TIL is committing another $800 million in partnership with Ports America to build a state-of-the-art container facility at the Port of New Orleans. Louisiana International Terminal (LIT) in St. Bernard Parish will be able to serve vessels of all sizes, dramatically increasing Louisiana’s import and export capacity and stimulating the creation of more than 17,000 new jobs statewide by 2050, the Port of NOLA estimates. At full build-out, LIT will be able to handle 2 million TEUs annually,

Maersk has been on a bit of an acquisition spree of its own since late 2021, expanding its global air network by scooping up air freight forwarder Senator International for $644 million. The firm then bought three e-commerce logistics firms: U.S.-based Visible Supply Chain Management, Netherlands-based B2C Europe Holding B.V. and Portugal’s fashion-oriented warehousing startup Huub.

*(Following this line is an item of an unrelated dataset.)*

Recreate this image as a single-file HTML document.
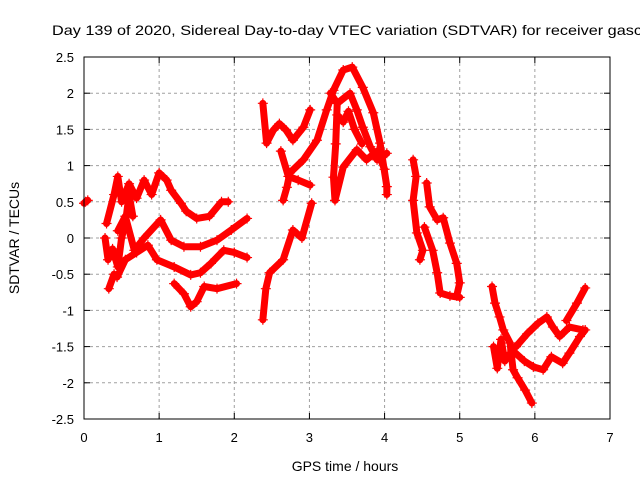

In August 2022, Maersk completed its acquisition of Li & Fung Limited’s logistics arm, LF Logistics, for $3.6 billion. Following the deal, Maersk added 223 warehouses to its existing portfolio. Four months later, the shipping company acquired Martin Bencher Group, a Danish firm specializing in non-containerized project logistics, for $61 million.

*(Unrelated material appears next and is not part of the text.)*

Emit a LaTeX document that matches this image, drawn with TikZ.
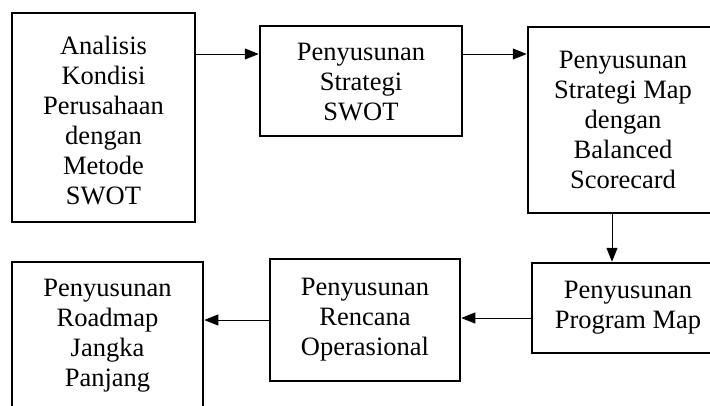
\documentclass[tikz,border=0pt]{standalone}
\usepackage{fontspec}
\setmainfont{Liberation Serif}
\usepackage{tikz}
\usetikzlibrary{arrows.meta, positioning, calc}

\begin{document}
\begin{tikzpicture}[
    x=1pt, y=-1pt,
    every node/.style={font=\fontsize{26.5}{30}\selectfont},
    stepbox/.style={draw, rectangle, line width=2.5pt, align=center, inner sep=0pt},
    arr/.style={-{Triangle[length=14pt, width=11pt]}, line width=1pt}
]
\useasboundingbox (0,0) rectangle (710,405);

% ===== Baris 1 (kiri -> kanan) =====
\node[stepbox, minimum width=183, minimum height=209] (analisis) at (103.5,117.5) {\raisebox{-6pt}[\height][\depth]{\begin{tabular}{@{}c@{}}Analisis\\Kondisi\\Perusahaan\\dengan\\Metode\\SWOT\end{tabular}}};
\node[stepbox, minimum width=202, minimum height=110] (strategi) at (361,81) {\raisebox{-3pt}[\height][\depth]{\begin{tabular}{@{}c@{}}Penyusunan\\Strategi\\SWOT\end{tabular}}};
\node[stepbox, minimum width=190, minimum height=186] (stratmap) at (623,120) {Penyusunan\\Strategi Map\\dengan\\Balanced\\Scorecard};

% ===== Baris 2 (kanan -> kiri) =====
\node[stepbox, minimum width=192, minimum height=90] (program) at (628,308) {Penyusunan\\Program Map};
\node[stepbox, minimum width=190, minimum height=122] (rencana) at (365,320) {Penyusunan\\Rencana\\Operasional};
\node[stepbox, minimum width=191, minimum height=148] (roadmap) at (107.5,336) {Penyusunan\\Roadmap\\Jangka\\Panjang};

% ===== Titik bantu =====
\coordinate (row1) at (0,54);
\coordinate (col3) at (612,0);
\coordinate (row2) at (0,318);

% ===== Panah =====
\draw[arr] (analisis.east |- row1) -- (strategi.west |- row1);
\draw[arr] (strategi.east |- row1) -- (stratmap.west |- row1);
\draw[arr] (stratmap.south -| col3) -- (program.north -| col3);
\draw[arr] (program.west |- row2) -- (rencana.east |- row2);
\draw[arr] (rencana.west) -- (roadmap.east |- rencana.west);

\end{tikzpicture}
\end{document}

2022 saw more warehouse expansion for Maersk across countries including Brazil, India, the U.K., Ireland, Germany, Denmark, Bangladesh and the Philippines. One of the company’s biggest undertakings came in the opening of a 560,000-square-foot Integrated Logistics Park in Pakistan in December.

The company also introduced a new rail-sea service connecting Asia to Europe through Central Asia, launched a dedicated coastal service in New Zealand and expanded its air cargo division to South Korea.

Most recently, in China, Maersk signed a land grant contract to build a green, smart flagship logistics center in the Shanghai Free Trade Zone. This marks the official entry of Maersk’s first logistics facility with low greenhouse gas (GHG) emissions in the country. The facility, which cost $174 million, is expected to be open for business by the third quarter of 2024.

‘Singular, unified’ Maersk to dissolve several brands

After the announcement of the 2M split, Maersk revealed it was moving toward a “singular, unified brand” with the discontinuation of the Hamburg Süd, Sealand and Twill company names, among other recently acquired brands currently under the Maersk umbrella including Senator and LF Logistics. These brands will be retired and integrated into Maersk.

“We believe that by integrating these into the Maersk brand, we will be able to ease your logistical difficulties, whilst also offering you more variety, ease, and connectivity than ever before, all under one roof,” the company wrote in a blog post. “At the same time, please rest assured that Maersk will continue to adhere and respect all contracts and agreements that are in place including contract confidentiality, so customers can be assured that your information continues to remain safe and secure.”

An in-depth review will be conducted before Maersk concludes on the future of each brand in different geographies. Each brand in different geographies will follow its own tailored timeline to transition towards the unified Maersk brand. These timelines are being finalized, and will be shared with each brand “as soon as they are available,” Maersk. Maersk said in an FAQ

The “goal is not to increase prices” and “some of our products and offerings may change,” Maersk said in an FAQ.

Beyond the need to simplify the complexity of operating multiple brands, the Denmark-based shipping giant also noted the importance of customer data in streamlining the overall business.

“Whilst we are now a company with increased presence across the transport and logistics supply chain, we must remember that one part of Maersk could be in a customer or supplier relationship with a third-party and another part of Maersk may compete with that same third-party,” Maersk said. “We must always ensure that third-party data that Maersk obtains from a customer or supplier relationship does not flow to another part of Maersk that competes against that third-party.”